1.薬どうしの相互作用、2.食品どうしの相互作用、3.薬と食品の相互作用 の順にお話します。
今回の担当は、いかるぎ薬局 金本薬剤師です。
まずは、「薬どうしの相互作用」です。
私たちが医療機関を受診して処方してもらう医薬品どうしの相互作用の確認は、薬剤師に任せましょう。その際に他の医療機関で処方されている薬との相互作用もきちんと確認してもらうためにお薬手帳を必ず持参してください。もし、ドラッグストアなどで買い求めた薬やサプリメントなどがあったら、そのことも忘れずに薬剤師にお話しください。
薬どうしの相互作用のうち、私たち自身が気をつけなければならないのは、医療用医薬品とOTC医薬品(薬局・薬店・ドラッグストアなどで処方箋なしに購入できる医薬品)との相互作用です。風邪をひいた時の諸症状を緩和する薬、痛み止めの薬、乗り物酔いの薬などは、家庭の常備薬にすることも多いので、医療用医薬品との相互作用に気をつけてください。
次は食品どうしの相互作用についてです。
昔からよく言われている「ウナギと梅干」、「天ぷらとスイカ」の組み合わせはどうして悪いのでしょうか。
まずは、「ウナギと梅干」ですが、実は食べ合わせに問題はありません。
ただし、ウナギを毎日食べたり、食べ過ぎたりしないように気をつけてください。
次に、「天ぷらとスイカ」ですが、この組み合わせでは消化不良を起こしやすいので、気をつけた方が良さそうです。
さて、皆さんに問題です。
下記の食品で相性が悪いのはどれとどれでしょうか?
わかりましたか?
実は、キュウリにはビタミンCを分解するアスコルビナーゼが含まれているため、ビタミンCを含む食品といっしょに摂取しない方が良いのです。上の食品だったらトマトや大根にビタミンCが含まれているので、キュウリといっしょに生で食べない方がよさそうですね。では、どうしたら良いのかというと、アスコルビナーゼが作用しないように調理するときに酢を使ったり、熱を加えたりするのが良いのです。
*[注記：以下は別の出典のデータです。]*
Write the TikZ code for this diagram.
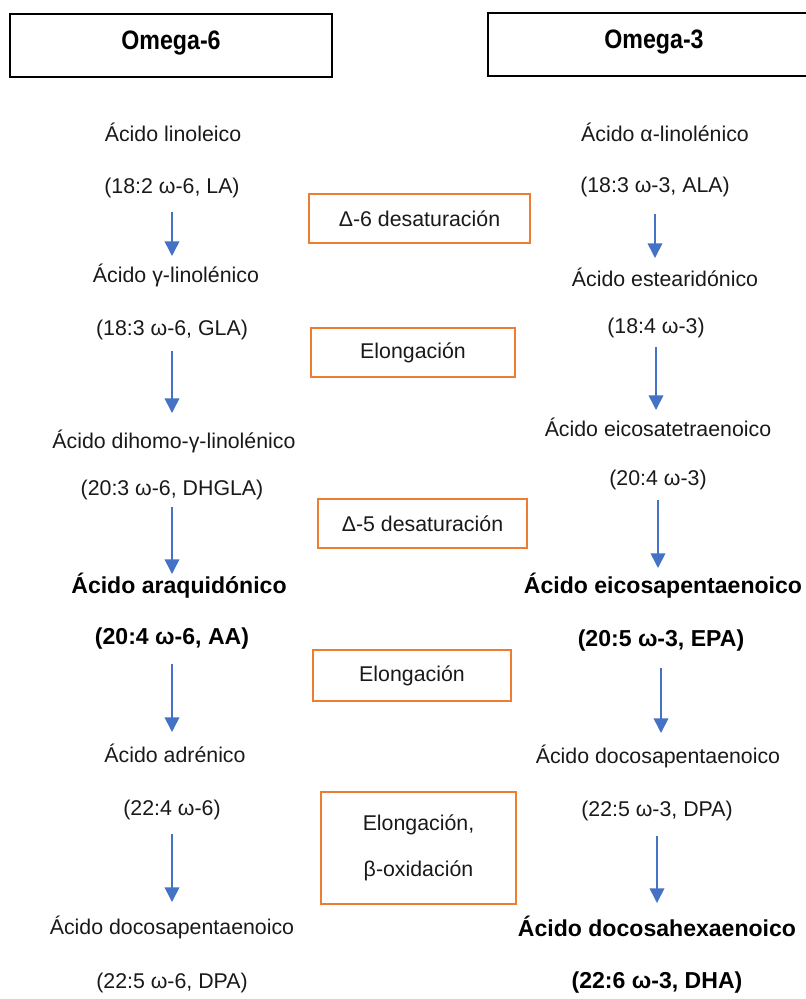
\documentclass[tikz,border=0pt]{standalone}
\usepackage{fontspec}
\setmainfont{Liberation Sans}
\newfontfamily\narrowfont[FakeStretch=0.87]{Liberation Sans}
\usetikzlibrary{arrows.meta}
\definecolor{flowblue}{HTML}{4472C4}
\definecolor{enzorange}{HTML}{ED7D31}
\tikzstyle{acid}=[inner sep=0pt,text height=11.2pt,text depth=3.2pt,text=black!90,font=\fontsize{16}{19}\selectfont]
\tikzstyle{keyacid}=[acid,text=black,text height=12.1pt,text depth=3.5pt,font=\fontsize{17.3}{20}\selectfont\bfseries]
\tikzstyle{family}=[draw=black,line width=1.6pt,minimum width=241.5pt,minimum height=47.25pt,text height=12pt,text depth=6pt,font=\narrowfont\fontsize{20}{24}\selectfont\bfseries]
\tikzstyle{enzyme}=[draw=enzorange,line width=1.6pt,text=black!90,align=center,font=\fontsize{16}{34.5}\selectfont]
\tikzstyle{flow}=[draw=flowblue,line width=1.2pt,-{Triangle[width=11pt,length=11pt]}]

\begin{document}
\begin{tikzpicture}[x=0.75pt,y=-0.75pt]
  \useasboundingbox (0,0) rectangle (806,999);

  % families
  \node[family] (om6) at (171,45.5) {Omega-6};
  \node[family,minimum width=249pt] (om3) at (654,44.5) {Omega-3};

  % omega-6 column
  \node[acid] (l1n) at (173,136) {Ácido linoleico};
  \node[acid] (l1a) at (172,188) {(18:2 ω-6, LA)};
  \node[acid] (l2n) at (176,277) {Ácido γ-linolénico};
  \node[acid] (l2a) at (172,330) {(18:3 ω-6, GLA)};
  \node[acid] (l3n) at (174,443) {Ácido dihomo-γ-linolénico};
  \node[acid] (l3a) at (172,490) {(20:3 ω-6, DHGLA)};
  \node[keyacid] (l4n) at (179,588) {Ácido araquidónico};
  \node[keyacid] (l4a) at (172,639) {(20:4 ω-6, AA)};
  \node[acid] (l5n) at (175,757) {Ácido adrénico};
  \node[acid] (l5a) at (172,810) {(22:4 ω-6)};
  \node[acid] (l6n) at (172,929) {Ácido docosapentaenoico};
  \node[acid] (l6a) at (172,983) {(22:5 ω-6, DPA)};

  % omega-3 column
  \node[acid] (r1n) at (665,136) {Ácido α-linolénico};
  \node[acid] (r1a) at (655,187) {(18:3 ω-3, ALA)};
  \node[acid] (r2n) at (665,281) {Ácido estearidónico};
  \node[acid] (r2a) at (656,328) {(18:4 ω-3)};
  \node[acid] (r3n) at (658,431) {Ácido eicosatetraenoico};
  \node[acid] (r3a) at (658,480) {(20:4 ω-3)};
  \node[keyacid] (r4n) at (663,588) {Ácido eicosapentaenoico};
  \node[keyacid] (r4a) at (661,641) {(20:5 ω-3, EPA)};
  \node[acid] (r5n) at (658,758) {Ácido docosapentaenoico};
  \node[acid] (r5a) at (657,811) {(22:5 ω-3, DPA)};
  \node[keyacid] (r6n) at (657,931) {Ácido docosahexaenoico};
  \node[keyacid] (r6a) at (657,983) {(22:6 ω-3, DHA)};

  % enzymes
  \node[enzyme,minimum width=165.75pt,minimum height=36.75pt] (d6) at (419.5,218.5) {Δ-6 desaturación};
  \node[enzyme,minimum width=153pt,minimum height=36.75pt] (el1) at (413,352.5) {Elongación};
  \node[enzyme,minimum width=156.75pt,minimum height=36.75pt] (d5) at (422.5,523.5) {Δ-5 desaturación};
  \node[enzyme,minimum width=148.5pt,minimum height=38.25pt] (el2) at (412,675.5) {Elongación};
  \node[enzyme,minimum width=146.25pt,minimum height=84pt] (el3) at (418.5,848) {Elongación,\\β-oxidación};

  \foreach \from/\to/\s/\e in {l1a/l2n/18pt/15.75pt, l2a/l3n/15.75pt/22.5pt,
      l3a/l4n/12.75pt/10.5pt, l4a/l5n/18.75pt/18.75pt, l5a/l6n/18pt/20.25pt,
      r1a/r2n/20.25pt/17.25pt, r2a/r3n/14.25pt/15.75pt, r3a/r4n/15pt/15pt,
      r4a/r5n/20.25pt/18.75pt, r5a/r6n/18.75pt/21pt}
    \draw[flow,shorten <=\s,shorten >=\e] (\from.center) -- (\from |- \to);

\end{tikzpicture}
\end{document}
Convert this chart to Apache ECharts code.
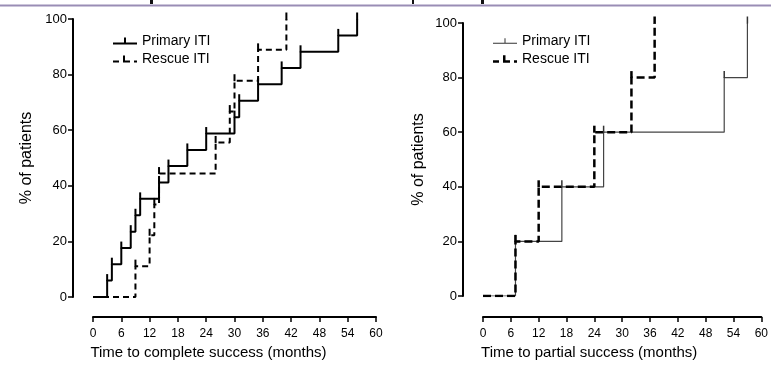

さて、いよいよ「薬と食品の相互作用」についてです。高血圧治療薬として最も処方頻度が高いカルシウム拮抗薬を服用している人が気をつけてほしいのはグレープフルーツです。グレープフルーツを食べる(あるいはジュースを飲む)ことによって、薬の効果が強く出過ぎる(過度に血圧が下がる)ことがあります。
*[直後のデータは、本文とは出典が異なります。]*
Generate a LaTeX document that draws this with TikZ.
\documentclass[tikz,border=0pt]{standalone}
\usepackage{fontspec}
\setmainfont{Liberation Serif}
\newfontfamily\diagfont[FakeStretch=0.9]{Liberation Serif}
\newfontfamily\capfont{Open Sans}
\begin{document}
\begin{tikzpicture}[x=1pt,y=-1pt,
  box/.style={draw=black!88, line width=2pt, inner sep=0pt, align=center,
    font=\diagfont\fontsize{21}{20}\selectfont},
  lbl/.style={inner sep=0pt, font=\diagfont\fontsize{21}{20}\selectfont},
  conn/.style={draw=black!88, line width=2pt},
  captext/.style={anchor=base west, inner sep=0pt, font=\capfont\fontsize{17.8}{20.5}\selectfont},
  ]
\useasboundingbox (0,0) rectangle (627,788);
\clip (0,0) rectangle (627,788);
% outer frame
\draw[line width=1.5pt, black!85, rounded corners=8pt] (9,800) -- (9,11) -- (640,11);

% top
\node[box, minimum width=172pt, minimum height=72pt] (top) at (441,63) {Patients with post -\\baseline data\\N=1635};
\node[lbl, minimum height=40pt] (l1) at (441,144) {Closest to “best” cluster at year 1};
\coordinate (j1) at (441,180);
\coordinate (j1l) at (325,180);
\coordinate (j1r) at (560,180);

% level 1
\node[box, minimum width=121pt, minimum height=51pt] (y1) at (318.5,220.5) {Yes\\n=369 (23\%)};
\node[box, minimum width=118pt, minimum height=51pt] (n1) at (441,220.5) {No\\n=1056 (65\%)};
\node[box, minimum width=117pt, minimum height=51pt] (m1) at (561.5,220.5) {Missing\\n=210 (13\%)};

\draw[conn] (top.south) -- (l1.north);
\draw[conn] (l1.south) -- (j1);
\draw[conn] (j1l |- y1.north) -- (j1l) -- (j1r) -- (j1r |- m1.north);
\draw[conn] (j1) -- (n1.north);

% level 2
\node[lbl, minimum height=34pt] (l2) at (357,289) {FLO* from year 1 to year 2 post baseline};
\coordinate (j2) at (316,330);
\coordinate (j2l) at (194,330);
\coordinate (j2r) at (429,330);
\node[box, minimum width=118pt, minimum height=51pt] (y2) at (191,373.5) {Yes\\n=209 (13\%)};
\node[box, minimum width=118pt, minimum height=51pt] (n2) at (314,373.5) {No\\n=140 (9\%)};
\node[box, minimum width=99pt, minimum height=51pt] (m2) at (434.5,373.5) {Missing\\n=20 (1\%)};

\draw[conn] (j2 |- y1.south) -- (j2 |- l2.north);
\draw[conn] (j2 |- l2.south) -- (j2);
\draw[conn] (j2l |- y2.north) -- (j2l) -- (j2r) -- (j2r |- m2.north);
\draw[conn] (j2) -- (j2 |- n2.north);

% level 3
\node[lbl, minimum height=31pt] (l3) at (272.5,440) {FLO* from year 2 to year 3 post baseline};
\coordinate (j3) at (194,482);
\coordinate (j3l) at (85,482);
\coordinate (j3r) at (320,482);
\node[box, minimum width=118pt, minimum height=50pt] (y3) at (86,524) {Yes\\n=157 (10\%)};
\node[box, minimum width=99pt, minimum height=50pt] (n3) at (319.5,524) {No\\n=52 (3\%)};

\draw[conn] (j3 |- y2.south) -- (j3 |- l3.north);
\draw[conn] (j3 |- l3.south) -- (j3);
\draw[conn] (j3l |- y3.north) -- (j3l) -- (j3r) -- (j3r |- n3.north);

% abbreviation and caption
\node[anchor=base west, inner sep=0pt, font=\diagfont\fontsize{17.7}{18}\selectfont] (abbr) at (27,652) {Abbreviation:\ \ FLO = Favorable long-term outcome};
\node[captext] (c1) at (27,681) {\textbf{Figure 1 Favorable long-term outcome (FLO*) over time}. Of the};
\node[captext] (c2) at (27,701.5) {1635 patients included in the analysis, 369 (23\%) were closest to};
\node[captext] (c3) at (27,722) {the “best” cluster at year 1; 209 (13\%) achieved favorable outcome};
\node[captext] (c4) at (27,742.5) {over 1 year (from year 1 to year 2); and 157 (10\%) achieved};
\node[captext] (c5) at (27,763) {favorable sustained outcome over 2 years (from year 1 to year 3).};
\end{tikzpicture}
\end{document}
また、グレープフルーツ以外の柑橘類でも影響を及ぼすので、安全なのは温州ミカンとデコポンだけと覚えておくと良いでしょう。
乳製品との相性が悪い薬の代表としては、骨を強くする薬(ビスホスホネート系)、菌を殺す薬(一部のニューキノロン系、テトラサイクリン系)があります。これらの薬を乳製品といっしょに摂ると薬の効果が弱くなり、期待される効果が得られない可能性があります。
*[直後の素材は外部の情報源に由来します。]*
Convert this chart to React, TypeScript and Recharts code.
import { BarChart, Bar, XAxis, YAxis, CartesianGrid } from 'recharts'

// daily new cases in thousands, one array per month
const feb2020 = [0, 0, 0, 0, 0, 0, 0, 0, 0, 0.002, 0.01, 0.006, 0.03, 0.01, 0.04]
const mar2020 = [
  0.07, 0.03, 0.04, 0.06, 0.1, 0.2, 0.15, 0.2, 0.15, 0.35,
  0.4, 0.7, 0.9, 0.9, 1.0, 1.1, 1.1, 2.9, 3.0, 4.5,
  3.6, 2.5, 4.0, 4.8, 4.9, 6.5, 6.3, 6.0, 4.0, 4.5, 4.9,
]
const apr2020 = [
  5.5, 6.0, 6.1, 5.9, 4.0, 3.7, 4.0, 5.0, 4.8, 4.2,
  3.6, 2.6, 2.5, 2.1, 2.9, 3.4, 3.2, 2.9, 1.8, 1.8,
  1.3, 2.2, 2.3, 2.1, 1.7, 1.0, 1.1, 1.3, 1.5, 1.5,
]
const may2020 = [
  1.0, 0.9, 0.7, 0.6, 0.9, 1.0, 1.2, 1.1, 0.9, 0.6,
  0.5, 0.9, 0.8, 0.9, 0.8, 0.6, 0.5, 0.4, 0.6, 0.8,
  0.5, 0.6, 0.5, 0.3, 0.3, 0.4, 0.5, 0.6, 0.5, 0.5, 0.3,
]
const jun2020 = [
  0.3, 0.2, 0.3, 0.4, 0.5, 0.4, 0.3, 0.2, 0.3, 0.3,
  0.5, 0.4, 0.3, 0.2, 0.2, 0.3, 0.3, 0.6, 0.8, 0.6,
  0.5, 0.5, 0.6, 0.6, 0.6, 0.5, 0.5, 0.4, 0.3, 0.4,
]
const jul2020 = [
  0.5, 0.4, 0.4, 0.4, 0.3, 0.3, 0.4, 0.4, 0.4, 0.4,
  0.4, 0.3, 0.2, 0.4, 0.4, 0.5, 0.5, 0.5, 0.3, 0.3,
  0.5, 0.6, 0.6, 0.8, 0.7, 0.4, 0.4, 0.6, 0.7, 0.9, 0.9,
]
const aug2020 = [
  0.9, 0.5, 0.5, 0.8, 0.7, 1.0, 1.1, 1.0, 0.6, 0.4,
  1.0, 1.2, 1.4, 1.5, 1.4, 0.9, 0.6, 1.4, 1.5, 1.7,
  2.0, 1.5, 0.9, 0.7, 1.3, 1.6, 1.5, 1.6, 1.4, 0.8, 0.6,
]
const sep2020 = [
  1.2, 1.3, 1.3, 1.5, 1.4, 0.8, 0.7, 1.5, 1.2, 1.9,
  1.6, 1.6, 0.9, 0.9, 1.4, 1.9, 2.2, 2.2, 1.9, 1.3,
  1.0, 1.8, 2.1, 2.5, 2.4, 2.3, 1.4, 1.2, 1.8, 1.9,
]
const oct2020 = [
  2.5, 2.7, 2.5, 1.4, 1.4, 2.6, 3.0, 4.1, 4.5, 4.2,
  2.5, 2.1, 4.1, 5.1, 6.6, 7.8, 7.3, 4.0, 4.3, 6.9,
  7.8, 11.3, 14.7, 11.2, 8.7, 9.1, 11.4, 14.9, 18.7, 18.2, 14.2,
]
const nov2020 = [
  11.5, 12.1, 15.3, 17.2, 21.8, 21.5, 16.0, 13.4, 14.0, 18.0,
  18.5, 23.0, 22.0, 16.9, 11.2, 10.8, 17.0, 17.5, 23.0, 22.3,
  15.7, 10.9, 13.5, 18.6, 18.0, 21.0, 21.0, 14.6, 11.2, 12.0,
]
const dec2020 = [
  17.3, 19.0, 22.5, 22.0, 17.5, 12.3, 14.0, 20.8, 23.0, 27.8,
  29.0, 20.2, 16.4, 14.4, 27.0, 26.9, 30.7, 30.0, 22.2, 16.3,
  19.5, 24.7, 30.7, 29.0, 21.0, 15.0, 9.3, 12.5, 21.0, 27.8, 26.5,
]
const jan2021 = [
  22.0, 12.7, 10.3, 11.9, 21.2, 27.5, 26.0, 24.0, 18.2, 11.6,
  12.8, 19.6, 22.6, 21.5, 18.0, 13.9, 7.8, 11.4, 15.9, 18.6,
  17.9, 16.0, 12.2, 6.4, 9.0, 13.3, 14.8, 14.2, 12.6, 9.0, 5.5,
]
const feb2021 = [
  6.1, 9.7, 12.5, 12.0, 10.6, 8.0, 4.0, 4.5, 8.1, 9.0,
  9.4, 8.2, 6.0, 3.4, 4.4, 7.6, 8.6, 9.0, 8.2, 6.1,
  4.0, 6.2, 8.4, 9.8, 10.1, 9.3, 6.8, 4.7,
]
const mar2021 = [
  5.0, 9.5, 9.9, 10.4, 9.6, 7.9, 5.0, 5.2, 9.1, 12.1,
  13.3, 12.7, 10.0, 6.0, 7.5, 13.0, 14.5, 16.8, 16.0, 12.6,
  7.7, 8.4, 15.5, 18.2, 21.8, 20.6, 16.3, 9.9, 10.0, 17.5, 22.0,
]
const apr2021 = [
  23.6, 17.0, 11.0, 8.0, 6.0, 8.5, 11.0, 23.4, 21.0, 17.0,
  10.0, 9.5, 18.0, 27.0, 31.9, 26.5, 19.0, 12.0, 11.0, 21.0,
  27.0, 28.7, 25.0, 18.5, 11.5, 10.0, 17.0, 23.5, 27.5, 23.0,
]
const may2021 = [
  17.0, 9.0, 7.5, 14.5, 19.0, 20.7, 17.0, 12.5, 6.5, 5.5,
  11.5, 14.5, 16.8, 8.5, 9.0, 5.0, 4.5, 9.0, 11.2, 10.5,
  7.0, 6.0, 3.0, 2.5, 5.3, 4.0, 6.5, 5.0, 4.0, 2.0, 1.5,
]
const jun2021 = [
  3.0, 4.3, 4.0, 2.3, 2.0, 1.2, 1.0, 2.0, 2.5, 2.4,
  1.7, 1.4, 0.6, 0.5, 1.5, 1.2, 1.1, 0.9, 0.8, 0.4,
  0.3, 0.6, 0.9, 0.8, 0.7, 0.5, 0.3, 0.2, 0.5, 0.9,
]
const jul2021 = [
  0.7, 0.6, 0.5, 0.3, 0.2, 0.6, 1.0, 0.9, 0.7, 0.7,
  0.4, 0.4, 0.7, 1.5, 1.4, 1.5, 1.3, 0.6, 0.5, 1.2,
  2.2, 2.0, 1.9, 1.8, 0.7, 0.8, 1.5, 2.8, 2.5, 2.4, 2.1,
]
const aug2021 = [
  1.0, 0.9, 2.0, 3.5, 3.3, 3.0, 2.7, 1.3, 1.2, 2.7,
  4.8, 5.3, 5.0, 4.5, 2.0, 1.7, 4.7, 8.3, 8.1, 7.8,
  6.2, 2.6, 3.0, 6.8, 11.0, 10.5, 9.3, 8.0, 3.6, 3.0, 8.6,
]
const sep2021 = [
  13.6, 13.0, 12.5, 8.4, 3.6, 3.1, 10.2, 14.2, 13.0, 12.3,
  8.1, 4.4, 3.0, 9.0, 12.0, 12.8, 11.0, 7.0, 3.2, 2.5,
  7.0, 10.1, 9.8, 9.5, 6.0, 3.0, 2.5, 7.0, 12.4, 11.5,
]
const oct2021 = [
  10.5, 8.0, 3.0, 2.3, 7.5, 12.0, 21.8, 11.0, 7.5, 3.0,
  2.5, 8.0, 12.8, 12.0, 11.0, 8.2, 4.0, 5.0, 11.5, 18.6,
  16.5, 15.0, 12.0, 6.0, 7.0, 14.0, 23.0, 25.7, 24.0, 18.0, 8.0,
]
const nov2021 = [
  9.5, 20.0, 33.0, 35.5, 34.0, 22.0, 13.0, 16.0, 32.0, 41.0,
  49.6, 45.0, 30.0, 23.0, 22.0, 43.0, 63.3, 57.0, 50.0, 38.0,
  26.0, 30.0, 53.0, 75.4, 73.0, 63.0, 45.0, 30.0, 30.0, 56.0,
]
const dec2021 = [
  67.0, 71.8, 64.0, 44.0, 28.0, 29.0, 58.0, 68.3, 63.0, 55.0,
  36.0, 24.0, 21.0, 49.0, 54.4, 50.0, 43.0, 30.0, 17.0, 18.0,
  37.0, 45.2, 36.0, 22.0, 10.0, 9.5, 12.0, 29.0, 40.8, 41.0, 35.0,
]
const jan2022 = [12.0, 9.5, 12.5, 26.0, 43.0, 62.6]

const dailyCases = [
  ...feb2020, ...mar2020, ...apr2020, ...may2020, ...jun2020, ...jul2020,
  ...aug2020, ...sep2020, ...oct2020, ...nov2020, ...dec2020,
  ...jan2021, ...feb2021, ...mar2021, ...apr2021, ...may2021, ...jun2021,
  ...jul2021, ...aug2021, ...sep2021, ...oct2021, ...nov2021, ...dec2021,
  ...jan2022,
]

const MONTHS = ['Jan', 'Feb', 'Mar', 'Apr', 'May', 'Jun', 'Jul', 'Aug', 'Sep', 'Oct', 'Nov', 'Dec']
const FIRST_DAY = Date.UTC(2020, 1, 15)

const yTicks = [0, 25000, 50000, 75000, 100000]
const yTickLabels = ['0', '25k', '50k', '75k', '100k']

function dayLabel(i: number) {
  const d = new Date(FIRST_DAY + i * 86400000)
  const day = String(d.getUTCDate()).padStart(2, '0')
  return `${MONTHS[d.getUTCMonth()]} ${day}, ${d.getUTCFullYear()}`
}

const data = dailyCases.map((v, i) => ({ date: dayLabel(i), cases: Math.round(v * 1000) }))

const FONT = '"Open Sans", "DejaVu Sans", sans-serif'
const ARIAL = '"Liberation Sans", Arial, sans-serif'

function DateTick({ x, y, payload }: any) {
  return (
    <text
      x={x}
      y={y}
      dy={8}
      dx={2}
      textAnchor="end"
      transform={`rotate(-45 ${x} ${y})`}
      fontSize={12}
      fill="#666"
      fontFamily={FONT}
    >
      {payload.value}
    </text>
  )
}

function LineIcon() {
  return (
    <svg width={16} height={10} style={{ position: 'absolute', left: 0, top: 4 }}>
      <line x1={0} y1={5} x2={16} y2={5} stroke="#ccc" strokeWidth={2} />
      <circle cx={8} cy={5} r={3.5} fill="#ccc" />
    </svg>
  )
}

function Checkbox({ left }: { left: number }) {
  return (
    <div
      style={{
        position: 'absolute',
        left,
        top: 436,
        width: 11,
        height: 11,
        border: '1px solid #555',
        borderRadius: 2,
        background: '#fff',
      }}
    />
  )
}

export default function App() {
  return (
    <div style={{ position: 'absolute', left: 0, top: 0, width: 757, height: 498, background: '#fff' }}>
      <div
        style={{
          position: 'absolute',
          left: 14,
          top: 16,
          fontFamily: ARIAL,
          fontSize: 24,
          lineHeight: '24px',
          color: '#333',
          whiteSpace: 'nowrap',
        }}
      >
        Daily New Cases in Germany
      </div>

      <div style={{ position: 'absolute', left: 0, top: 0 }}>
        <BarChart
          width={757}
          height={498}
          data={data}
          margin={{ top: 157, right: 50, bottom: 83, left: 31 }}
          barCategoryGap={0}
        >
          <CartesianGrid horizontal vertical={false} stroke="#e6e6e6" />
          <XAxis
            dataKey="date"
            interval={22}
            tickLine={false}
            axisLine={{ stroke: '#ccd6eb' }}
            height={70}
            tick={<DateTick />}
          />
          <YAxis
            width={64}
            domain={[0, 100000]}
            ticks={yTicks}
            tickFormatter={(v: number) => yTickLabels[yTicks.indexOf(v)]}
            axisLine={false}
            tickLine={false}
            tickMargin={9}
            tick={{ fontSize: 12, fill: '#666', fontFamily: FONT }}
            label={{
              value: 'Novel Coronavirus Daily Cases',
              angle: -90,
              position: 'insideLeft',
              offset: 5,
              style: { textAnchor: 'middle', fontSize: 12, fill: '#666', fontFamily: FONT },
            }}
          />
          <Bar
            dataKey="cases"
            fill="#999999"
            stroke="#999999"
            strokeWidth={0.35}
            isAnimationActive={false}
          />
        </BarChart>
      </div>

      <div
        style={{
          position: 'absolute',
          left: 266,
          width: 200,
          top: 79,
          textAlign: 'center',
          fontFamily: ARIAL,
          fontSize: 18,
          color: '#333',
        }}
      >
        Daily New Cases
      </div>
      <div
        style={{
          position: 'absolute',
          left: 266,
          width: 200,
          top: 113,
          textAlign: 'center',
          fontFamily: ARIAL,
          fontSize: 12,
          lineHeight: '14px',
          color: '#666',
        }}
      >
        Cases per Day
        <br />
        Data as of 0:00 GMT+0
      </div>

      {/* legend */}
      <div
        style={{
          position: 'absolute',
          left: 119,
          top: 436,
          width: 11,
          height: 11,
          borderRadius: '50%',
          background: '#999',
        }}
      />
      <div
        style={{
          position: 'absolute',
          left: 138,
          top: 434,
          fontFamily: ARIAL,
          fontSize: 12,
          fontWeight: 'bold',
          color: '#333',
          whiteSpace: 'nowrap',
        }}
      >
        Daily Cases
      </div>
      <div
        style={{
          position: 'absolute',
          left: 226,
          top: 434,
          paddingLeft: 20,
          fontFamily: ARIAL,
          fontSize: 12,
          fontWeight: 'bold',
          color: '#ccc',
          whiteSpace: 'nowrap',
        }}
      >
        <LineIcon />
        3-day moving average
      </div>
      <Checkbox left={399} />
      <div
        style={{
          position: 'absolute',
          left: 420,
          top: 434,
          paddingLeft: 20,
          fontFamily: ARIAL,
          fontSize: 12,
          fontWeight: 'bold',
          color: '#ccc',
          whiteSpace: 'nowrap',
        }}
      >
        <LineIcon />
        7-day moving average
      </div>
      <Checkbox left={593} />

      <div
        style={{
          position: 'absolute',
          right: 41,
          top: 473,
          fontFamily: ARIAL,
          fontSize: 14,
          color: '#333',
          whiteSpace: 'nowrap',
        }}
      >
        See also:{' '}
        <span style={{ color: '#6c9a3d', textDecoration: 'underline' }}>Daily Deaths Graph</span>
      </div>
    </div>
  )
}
普段よく口にするお茶やコーヒーとの相性が悪い薬としては、カフェインが含まれる総合感冒薬や胃薬(シメチジン)がありますので、コーヒーを1日に3杯以上飲む人などは気をつけてください。
最後に、お酒です。
お酒と薬を一緒に摂ると、薬が代謝されにくくなり重篤な副作用が出やすくなります。
ついつい、という言い訳は何か起こってからでは遅いのです。
ポイント!
1.薬と薬、薬と食品の相互作用は、薬剤師に確認してもらい、注意点を書いてもらいましょう。2.服用中の市販薬、サプリメントがあったら必ず医師や薬剤師に伝えましょう。3.お酒と薬は絶対に一緒に飲んではいけません。